ROCKPORT, Texas – Five years ago, Hurricane Harvey’s eye bore down on the small coastal town of Rockport.
KSAT crews were there to witness the destruction in 2017. However, on our trip back for the 5th anniversary, Rockport’s Harbor Master explained that if it weren’t for a few safety structures, there would have been even more damage.
Keith Barrett was born and raised in Rockport and is now the county’s harbor master.
“I’ve seen our community evolve from when I was a young person to what it is now, and also to know the pain of seeing it destroyed. And, you know, it was tough,” he said.
Barrett is heading the effort to strengthen safety infrastructure before the next storm hits his beloved town.

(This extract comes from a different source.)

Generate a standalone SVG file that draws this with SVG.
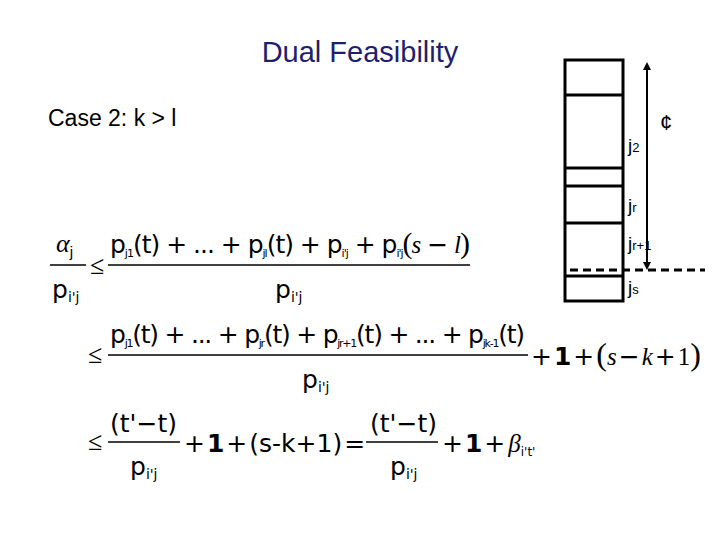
<svg xmlns="http://www.w3.org/2000/svg" width="720" height="540" viewBox="0 0 720 540">
<style>
.s{font-family:"Liberation Sans",Arial,sans-serif}
.m{font-family:"DejaVu Sans","Liberation Sans",sans-serif;font-size:25px}
.sr{font-family:"Liberation Serif","Times New Roman",serif;font-size:26px}
.b{stroke:#000;stroke-width:3;fill:none}
.f{stroke:#000;stroke-width:1.3}
</style>
<defs><marker id="ah" viewBox="0 0 10 10" refX="5" refY="5" markerWidth="4" markerHeight="4" orient="auto-start-reverse"><path d="M0,0L10,5L0,10z"/></marker></defs>
<rect width="720" height="540" fill="#fff"/>
<text class="s" x="360" y="62" font-size="29" fill="#1f1f6e" text-anchor="middle">Dual Feasibility</text>
<text class="s" x="48" y="126" font-size="23">Case 2: k &gt; l</text>
<g id="stack">
<rect class="b" x="565" y="60" width="58" height="241"/>
<path class="b" d="M565 95H623M565 168H623M565 186H623M565 223H623M565 276H623"/>
<text class="s" x="628" y="152" font-size="19">j<tspan font-size="13">2</tspan></text>
<text class="s" x="628" y="212" font-size="19">j<tspan font-size="13">r</tspan></text>
<text class="s" x="628" y="250" font-size="19">j<tspan font-size="13">r+1</tspan></text>
<text class="s" x="628" y="294" font-size="19">j<tspan font-size="13">s</tspan></text>
<text class="s" x="660" y="130" font-size="22">¢</text>
</g>
<g id="connectors">
<line x1="647" y1="66" x2="647" y2="266" stroke="#000" stroke-width="2" marker-start="url(#ah)" marker-end="url(#ah)"/>
<line x1="570" y1="270" x2="705" y2="270" stroke="#000" stroke-width="3" stroke-dasharray="8,5"/>
</g>
<g id="eq1">
<text class="sr" x="56" y="252" font-style="italic" font-size="22">α<tspan font-style="normal" font-size="15" dy="5" font-family="Liberation Sans">j</tspan></text>
<line class="f" x1="50" y1="265" x2="86" y2="265"/>
<text class="m" x="52" y="298">p<tspan font-size="14" dy="4">i'j</tspan></text>
<text class="sr" x="90" y="274" font-size="20">≤</text>
<text class="m" x="110" y="253" textLength="360" lengthAdjust="spacing">p<tspan font-size="11" dy="4">j1</tspan><tspan dy="-4">(t)</tspan> + ... + p<tspan font-size="11" dy="4">jl</tspan><tspan dy="-4">(t)</tspan> + p<tspan font-size="11" dy="4">i'j</tspan><tspan dy="-4"> + </tspan>p<tspan font-size="11" dy="4">i'j</tspan><tspan dy="-4" font-family="Liberation Serif" font-size="30">(</tspan><tspan font-family="Liberation Serif" font-style="italic">s</tspan> − <tspan font-family="Liberation Serif" font-style="italic">l</tspan><tspan font-family="Liberation Serif" font-size="30">)</tspan></text>
<line class="f" x1="108" y1="265" x2="470" y2="265"/>
<text class="m" x="275" y="298">p<tspan font-size="14" dy="4">i'j</tspan></text>
</g>
<g id="eq2">
<text class="sr" x="88" y="363" font-size="20">≤</text>
<text class="m" x="110" y="343" textLength="415" lengthAdjust="spacing">p<tspan font-size="11" dy="4">j1</tspan><tspan dy="-4">(t)</tspan> + ... + p<tspan font-size="11" dy="4">jr</tspan><tspan dy="-4">(t)</tspan> + p<tspan font-size="11" dy="4">jr+1</tspan><tspan dy="-4">(t)</tspan> + ... + p<tspan font-size="11" dy="4">jk-1</tspan><tspan dy="-4">(t)</tspan></text>
<line class="f" x1="108" y1="355" x2="528" y2="355"/>
<text class="m" x="302" y="388">p<tspan font-size="14" dy="4">i'j</tspan></text>
<text class="m" x="531" y="365">+<tspan font-weight="bold" dx="2">1</tspan><tspan dx="2">+</tspan><tspan font-family="Liberation Serif" font-size="32" dx="2">(</tspan><tspan font-family="Liberation Serif" font-style="italic">s</tspan><tspan dx="2">−</tspan><tspan font-family="Liberation Serif" font-style="italic" dx="2">k</tspan><tspan dx="2">+</tspan><tspan font-family="Liberation Serif" dx="2">1</tspan><tspan font-family="Liberation Serif" font-size="32">)</tspan></text>
</g>
<g id="eq3">
<text class="sr" x="88" y="450" font-size="20">≤</text>
<text class="m" x="110" y="432">(t'−t)</text>
<line class="f" x1="108" y1="442" x2="180" y2="442"/>
<text class="m" x="130" y="475">p<tspan font-size="14" dy="4">i'j</tspan></text>
<text class="m" x="184" y="452">+<tspan font-weight="bold" dx="2">1</tspan><tspan dx="2">+</tspan><tspan dx="2">(s-k+1)</tspan><tspan dx="2">=</tspan></text>
<text class="m" x="370" y="432">(t'−t)</text>
<line class="f" x1="366" y1="442" x2="438" y2="442"/>
<text class="m" x="390" y="475">p<tspan font-size="14" dy="4">i'j</tspan></text>
<text class="m" x="442" y="452">+<tspan font-weight="bold" dx="2">1</tspan><tspan dx="2">+</tspan><tspan font-family="Liberation Serif" font-style="italic" dx="3">β</tspan><tspan font-size="12" dy="4">i't'</tspan></text>
</g>
</svg>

His focus is on a set of structures called breakwaters, which protect the harbor itself but also the land behind it.
“This breakwater is this land here,” Barrett said, pointing to an overhead harbor map. “If you think about those waves coming into our community, there’s two schools, there’s several churches, our police department, fire department, the city hall.”
During the storm, the breakwaters in Rockport put up a fight but sustained damage.
Each breakwater is different. Some are jetties made of concrete and stone. Others, many don’t realize, are beaches.
“A lot of people know Rockport Beach is the beautiful place that it is, but it serves another purpose. It is a protective breakwater in its own way to the rest of Rockport,” Barrett explained.
The beach lost a lot of sand, so they’ll be doing a beach renourishment to build that sand back up.
Nearby, a set of breakwaters allow boats and water in and out of Little Bay.
“It lets drainage water that is produced within our community in and out. It was torn up quite a bit. And as of this week, we’re doing a bid to repair that,” Barrett said.
It won’t be cheap or easy.
The Rockport entrance breakwater, for example, will need to be fortified with more concrete and stone in the form of massive rocks. Those rocks don’t come from the coast. They come from the Hill Country and will take crews, machinery and planning to move to Rockport. That’s not even taking into account the effort of securing those big rocks on the structures.
“It’s why it’s taken five years to go through the planning stages and working with FEMA and all these organizations to get to a point that we can make,” Barrett said.
He said that’s why he feels like the storm was just yesterday.
“We still work storm-related situations every day. I have an ongoing FEMA meeting that has been going on every Wednesday for five years,” he said.
Each repair project has a portion that needs to be matched by the Aransas County Navigation District.
“We’re very blessed that the federal funding has helped, but many of them have 10% to 20% matches that are required of us,” Barrett said.
Barrett said his department had built up a sizeable rainy day fund, and it was put into use five years ago.
“So our portion, yes, it’s painful, but in the long run between the two groups, will we have what we need? Of course, we will,” he said.
As Rockport-Fulton continues to thrive again despite adversity, the goal is to create breakwaters as strong as the community itself.